Faire le ménage, même dans une administration, ne relève pas d'une mission de service public

L'étude de l'Observatoire de la laïcité sur la visibilité et de l’expression religieuses dans l’espace public a été publiée le même jour que la remise officielle au Premier ministre de son rapport annuel 2018-2019 qui compile les avis et études produits depuis un an et demi. 
L'observatoire s’est par exemple penché sur la question de "l’application ou la non-application du principe de neutralité aux prestataires extérieurs des administrations publiques ou des services publics" pour rappeler qu'ils "ne sont soumis à l’exigence de neutralité religieuse qu’au regard de la mission exercée et de l’éventuelle représentation de l’administration publique". 
L'observatoire donne l'exemple du personnel d’entretien : "il se voit sous-traiter une tâche qui ne relève a priori pas de la mission de service public de l’administration" (autrement dit : les femmes de ménages travaillant dans les administrations peuvent le faire voilées). Il cite également "tout prestataire extérieur intervenant pour une réparation ou un dépannage technique" ou encore les "prestataires informatiques gérant des serveurs et assurant leur maintenance, à l’exception bien sûr de ceux opérant directement pour assurer un service public en ligne dans le cadre de la numérisation de l’administration".

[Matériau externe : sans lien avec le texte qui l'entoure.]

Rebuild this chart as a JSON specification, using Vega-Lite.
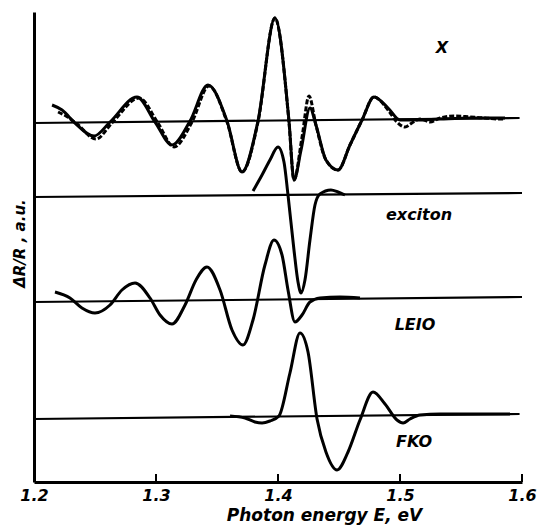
{
  "$schema": "https://vega.github.io/schema/vega-lite/v6.json",
  "width": 488,
  "height": 470,
  "autosize": {"type": "none"},
  "padding": {"left": 34, "top": 12, "right": 15, "bottom": 50},
  "background": "white",
  "config": {"view": {"stroke": null}},
  "datasets": {
    "curves": [
      {"s": "X", "E": 1.2148, "v": 377}, {"s": "X", "E": 1.2230, "v": 372}, {"s": "X", "E": 1.2336, "v": 359},
      {"s": "X", "E": 1.2492, "v": 346}, {"s": "X", "E": 1.2623, "v": 360}, {"s": "X", "E": 1.2844, "v": 385},
      {"s": "X", "E": 1.2992, "v": 360}, {"s": "X", "E": 1.3131, "v": 337}, {"s": "X", "E": 1.3279, "v": 361},
      {"s": "X", "E": 1.3426, "v": 397}, {"s": "X", "E": 1.3582, "v": 361}, {"s": "X", "E": 1.3705, "v": 310},
      {"s": "X", "E": 1.3836, "v": 361}, {"s": "X", "E": 1.3975, "v": 464}, {"s": "X", "E": 1.4090, "v": 361},
      {"s": "X", "E": 1.4131, "v": 302}, {"s": "X", "E": 1.4189, "v": 332}, {"s": "X", "E": 1.4262, "v": 374},
      {"s": "X", "E": 1.4311, "v": 357}, {"s": "X", "E": 1.4393, "v": 322}, {"s": "X", "E": 1.4492, "v": 312},
      {"s": "X", "E": 1.4590, "v": 337}, {"s": "X", "E": 1.4689, "v": 362}, {"s": "X", "E": 1.4787, "v": 385},
      {"s": "X", "E": 1.4902, "v": 374}, {"s": "X", "E": 1.5000, "v": 362}, {"s": "X", "E": 1.5123, "v": 362},
      {"s": "X", "E": 1.5328, "v": 363}, {"s": "X", "E": 1.5574, "v": 364}, {"s": "X", "E": 1.5861, "v": 364},

      {"s": "Xd", "E": 1.2197, "v": 370}, {"s": "Xd", "E": 1.2262, "v": 366}, {"s": "Xd", "E": 1.2344, "v": 359},
      {"s": "Xd", "E": 1.2508, "v": 343}, {"s": "Xd", "E": 1.2639, "v": 359}, {"s": "Xd", "E": 1.2861, "v": 384},
      {"s": "Xd", "E": 1.3016, "v": 359}, {"s": "Xd", "E": 1.3148, "v": 335}, {"s": "Xd", "E": 1.3295, "v": 360},
      {"s": "Xd", "E": 1.3434, "v": 396}, {"s": "Xd", "E": 1.3582, "v": 360}, {"s": "Xd", "E": 1.3705, "v": 310},
      {"s": "Xd", "E": 1.3836, "v": 360}, {"s": "Xd", "E": 1.3975, "v": 464}, {"s": "Xd", "E": 1.4090, "v": 360},
      {"s": "Xd", "E": 1.4131, "v": 302}, {"s": "Xd", "E": 1.4197, "v": 345}, {"s": "Xd", "E": 1.4254, "v": 386},
      {"s": "Xd", "E": 1.4311, "v": 357}, {"s": "Xd", "E": 1.4393, "v": 322}, {"s": "Xd", "E": 1.4492, "v": 312},
      {"s": "Xd", "E": 1.4590, "v": 337}, {"s": "Xd", "E": 1.4689, "v": 362}, {"s": "Xd", "E": 1.4787, "v": 385},
      {"s": "Xd", "E": 1.4902, "v": 372}, {"s": "Xd", "E": 1.4975, "v": 360}, {"s": "Xd", "E": 1.5041, "v": 355},
      {"s": "Xd", "E": 1.5098, "v": 359}, {"s": "Xd", "E": 1.5164, "v": 363}, {"s": "Xd", "E": 1.5246, "v": 360},
      {"s": "Xd", "E": 1.5328, "v": 364}, {"s": "Xd", "E": 1.5451, "v": 366}, {"s": "Xd", "E": 1.5574, "v": 365},
      {"s": "Xd", "E": 1.5697, "v": 364}, {"s": "Xd", "E": 1.5820, "v": 363}, {"s": "Xd", "E": 1.5861, "v": 363},

      {"s": "exc", "E": 1.3795, "v": 291}, {"s": "exc", "E": 1.3869, "v": 307}, {"s": "exc", "E": 1.3934, "v": 322},
      {"s": "exc", "E": 1.4000, "v": 335}, {"s": "exc", "E": 1.4049, "v": 320}, {"s": "exc", "E": 1.4082, "v": 287},
      {"s": "exc", "E": 1.4131, "v": 232}, {"s": "exc", "E": 1.4164, "v": 200}, {"s": "exc", "E": 1.4189, "v": 189},
      {"s": "exc", "E": 1.4221, "v": 202}, {"s": "exc", "E": 1.4262, "v": 242}, {"s": "exc", "E": 1.4303, "v": 277},
      {"s": "exc", "E": 1.4344, "v": 288}, {"s": "exc", "E": 1.4434, "v": 292}, {"s": "exc", "E": 1.4492, "v": 290},
      {"s": "exc", "E": 1.4549, "v": 287},

      {"s": "LEIO", "E": 1.2172, "v": 190}, {"s": "LEIO", "E": 1.2295, "v": 184}, {"s": "LEIO", "E": 1.2393, "v": 174},
      {"s": "LEIO", "E": 1.2500, "v": 169}, {"s": "LEIO", "E": 1.2623, "v": 177}, {"s": "LEIO", "E": 1.2721, "v": 192},
      {"s": "LEIO", "E": 1.2828, "v": 199}, {"s": "LEIO", "E": 1.2951, "v": 184}, {"s": "LEIO", "E": 1.3033, "v": 167},
      {"s": "LEIO", "E": 1.3131, "v": 158}, {"s": "LEIO", "E": 1.3238, "v": 177}, {"s": "LEIO", "E": 1.3328, "v": 202},
      {"s": "LEIO", "E": 1.3418, "v": 215}, {"s": "LEIO", "E": 1.3525, "v": 192}, {"s": "LEIO", "E": 1.3623, "v": 152},
      {"s": "LEIO", "E": 1.3713, "v": 137}, {"s": "LEIO", "E": 1.3795, "v": 162}, {"s": "LEIO", "E": 1.3893, "v": 217},
      {"s": "LEIO", "E": 1.3967, "v": 242}, {"s": "LEIO", "E": 1.4033, "v": 227}, {"s": "LEIO", "E": 1.4082, "v": 192},
      {"s": "LEIO", "E": 1.4139, "v": 160}, {"s": "LEIO", "E": 1.4197, "v": 167}, {"s": "LEIO", "E": 1.4262, "v": 180},
      {"s": "LEIO", "E": 1.4344, "v": 184}, {"s": "LEIO", "E": 1.4508, "v": 185}, {"s": "LEIO", "E": 1.4672, "v": 184},

      {"s": "FKO", "E": 1.3607, "v": 66}, {"s": "FKO", "E": 1.3730, "v": 64}, {"s": "FKO", "E": 1.3811, "v": 60},
      {"s": "FKO", "E": 1.3869, "v": 59}, {"s": "FKO", "E": 1.3934, "v": 61}, {"s": "FKO", "E": 1.4008, "v": 66},
      {"s": "FKO", "E": 1.4098, "v": 109}, {"s": "FKO", "E": 1.4180, "v": 149}, {"s": "FKO", "E": 1.4246, "v": 130},
      {"s": "FKO", "E": 1.4320, "v": 63}, {"s": "FKO", "E": 1.4393, "v": 30}, {"s": "FKO", "E": 1.4484, "v": 12},
      {"s": "FKO", "E": 1.4574, "v": 30}, {"s": "FKO", "E": 1.4672, "v": 62}, {"s": "FKO", "E": 1.4779, "v": 90},
      {"s": "FKO", "E": 1.4877, "v": 78}, {"s": "FKO", "E": 1.4975, "v": 62}, {"s": "FKO", "E": 1.5025, "v": 59},
      {"s": "FKO", "E": 1.5082, "v": 63}, {"s": "FKO", "E": 1.5164, "v": 67}, {"s": "FKO", "E": 1.5328, "v": 68},
      {"s": "FKO", "E": 1.5574, "v": 68}, {"s": "FKO", "E": 1.5902, "v": 68}
    ],
    "baselines": [
      {"s": "X", "E": 1.2, "v": 359}, {"s": "X", "E": 1.598, "v": 364},
      {"s": "exc", "E": 1.2, "v": 285}, {"s": "exc", "E": 1.6, "v": 289},
      {"s": "LEIO", "E": 1.2, "v": 180}, {"s": "LEIO", "E": 1.6, "v": 185},
      {"s": "FKO", "E": 1.2, "v": 63}, {"s": "FKO", "E": 1.598, "v": 68}
    ],
    "ticks": [
      {"E": 1.3, "v0": 0, "v1": 8}, {"E": 1.4, "v0": 0, "v1": 8},
      {"E": 1.5, "v0": 0, "v1": 8}, {"E": 1.6, "v0": 0, "v1": 8}
    ],
    "labels": [
      {"t": "X", "E": 1.5344, "v": 434},
      {"t": "exciton", "E": 1.5156, "v": 267},
      {"t": "LEIO", "E": 1.5123, "v": 157},
      {"t": "FKO", "E": 1.5115, "v": 40}
    ]
  },
  "layer": [
    {
      "data": {"name": "baselines"},
      "mark": {"type": "line", "color": "black", "strokeWidth": 2.2},
      "encoding": {
        "x": {"field": "E", "type": "quantitative", "scale": {"domain": [1.2, 1.6], "nice": false, "zero": false},
          "axis": {"values": [1.2, 1.3, 1.4, 1.5, 1.6], "format": ".1f", "domainColor": "black", "domainWidth": 3,
            "ticks": false, "labelPadding": 5, "labelFlush": false, "labelOverlap": false, "grid": false,
            "labelFont": "DejaVu Sans", "labelFontSize": 16, "labelFontStyle": "italic", "labelFontWeight": "bold", "labelColor": "black",
            "title": "Photon energy E, eV", "titleFont": "DejaVu Sans", "titleFontSize": 17, "titleFontStyle": "italic", "titleFontWeight": "bold",
            "titleColor": "black", "titleX": 290, "titleY": 38, "titleBaseline": "alphabetic", "titleAnchor": "middle"}},
        "y": {"field": "v", "type": "quantitative", "scale": {"domain": [0, 470], "nice": false, "zero": false},
          "axis": {"labels": false, "ticks": false, "grid": false, "domainColor": "black", "domainWidth": 3,
            "title": "ΔR/R , a.u.", "titleFont": "DejaVu Sans", "titleFontSize": 15, "titleFontStyle": "italic", "titleFontWeight": "bold",
            "titleColor": "black", "titleX": -15, "titleY": 231, "titleAngle": -90, "titleAnchor": "middle", "titleBaseline": "middle"}},
        "detail": {"field": "s"}
      }
    },
    {
      "data": {"name": "ticks"},
      "mark": {"type": "rule", "color": "black", "strokeWidth": 2},
      "encoding": {
        "x": {"field": "E", "type": "quantitative"},
        "y": {"field": "v0", "type": "quantitative"},
        "y2": {"field": "v1"}
      }
    },
    {
      "data": {"name": "curves"},
      "transform": [{"filter": "datum.s === 'Xd'"}],
      "mark": {"type": "line", "color": "black", "strokeWidth": 3, "strokeDash": [5, 2], "interpolate": "monotone"},
      "encoding": {
        "x": {"field": "E", "type": "quantitative"},
        "y": {"field": "v", "type": "quantitative"}
      }
    },
    {
      "data": {"name": "curves"},
      "transform": [{"filter": "datum.s !== 'Xd'"}],
      "mark": {"type": "line", "color": "black", "strokeWidth": 3, "interpolate": "monotone"},
      "encoding": {
        "x": {"field": "E", "type": "quantitative"},
        "y": {"field": "v", "type": "quantitative"},
        "detail": {"field": "s"}
      }
    },
    {
      "data": {"name": "labels"},
      "mark": {"type": "text", "font": "DejaVu Sans", "fontSize": 16, "fontStyle": "italic", "fontWeight": "bold", "color": "black", "align": "center", "baseline": "middle"},
      "encoding": {
        "x": {"field": "E", "type": "quantitative"},
        "y": {"field": "v", "type": "quantitative"},
        "text": {"field": "t"}
      }
    }
  ]
}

L'observatoire relève que "les prestataires extérieurs de l’administration publique qui ne seraient pas soumis à l’exigence de neutralité peuvent néanmoins se voir appliquer des restrictions à la liberté de manifester des opinions religieuses ou des convictions sur la base de textes particuliers, de considérations liées à l’ordre public ou au bon fonctionnement du service ou de l’entreprise, ou encore à la protection des individus". Il cite d'ailleurs en exemple les prestataires extérieurs assurant une mission de sécurité en lien avec les usagers. 

SNU : pas d'obligation de neutralité quand l'appelé exerce une mission d'intérêt général

Dans une étude technique sur l’application du principe de laïcité et sa promotion dans le cadre du futur Service national universel (SNU), l'observatoire a d'abord rappelé que "tous les personnels et encadrants du SNU seront soumis au principe de neutralité". Concernant les appelés, cela dépend. Si l’appelé représente une administration publique ou exerce une mission de service public (par exemple, en s’engageant au sein d’une collectivité locale), il sera soumis au principe de neutralité. Mais s’il exerce une simple mission d’intérêt général (par exemple, en s’engageant dans une association d'aide aux déshérités), il n’y sera pas soumis. 
A noter que, contrairement aux cantines scolaires, la fourniture de repas au sein des internats du SNU constitue un service public obligatoire (du fait que les appelés n'ont pas le droit de prendre leurs repas à l’extérieur). Dès lors, l'appelé pourra demander des plats "contenant de la nourriture confessionnelle", tant que cela ne conduit "ni à une surcharge d’activité, ni à un surcoût financier". Le jeûne est accepté et peut conduire à des aménagements individuels. En revanche, l'appelé ne pourra pas invoquer ses convictions philosophiques ou religieuses pour refuser de participer à des activités, refuser la mixité de l’établissement, choisir d’être suivi par un personnel éducatif masculin ou féminin, ou encore pour refuser les examens de santé.
 

Propositions de l'observatoire de la laïcité

Le rapport annuel 2018-2019 de l'observatoire de la laïcité formule seize propositions. Pour ce qui concerne directement les collectivités, il recommande par exemple de renforcer la coordination des administrations déconcentrées et des collectivités locales "pour éviter toute contradiction sur les politiques publiques concernées par la laïcité". Cela peut passer par des réunions régulières entre les deux parties ou, plus formellement, par un meilleur accueil des élus locaux dans les conférences départementales de la laïcité et du libre exercice des cultes (CDLLEC) (voir l'avis de l’Observatoire de la laïcité du 19 septembre 2017).

L'observatoire de la laïcité recommande plus classiquement de "renforcer la formation des élus, des fonctionnaires et des acteurs de terrain", et de mieux les outiller, notamment en diffusant massivement le guide "Laïcité et collectivités locales" ou celui intitulé "Laïcité et fait religieux dans les structures socio-éducatives".
Sur le plan éducatif, l'observatoire recommande de "renforcer la mixité sociale et la mixité scolaire", le contrôle de l’enseignement à domicile", et d' "intégrer un module de formation interactif à la laïcité dans le cadre du futur service national universel (SNU)

Par ailleurs, il suggère de "renforcer l’obligation de transparence et de contrôle de l’origine des financements pour la construction d’un lieu de culte", de "renforcer la transparence par un contrôle financier effectif des associations loi 1905" et d'"étendre les obligations de contrôle financier aux associations loi 1901" dont l’objet ou l’activité effective consiste notamment à l’entretien ou la construction d’un lieu de culte".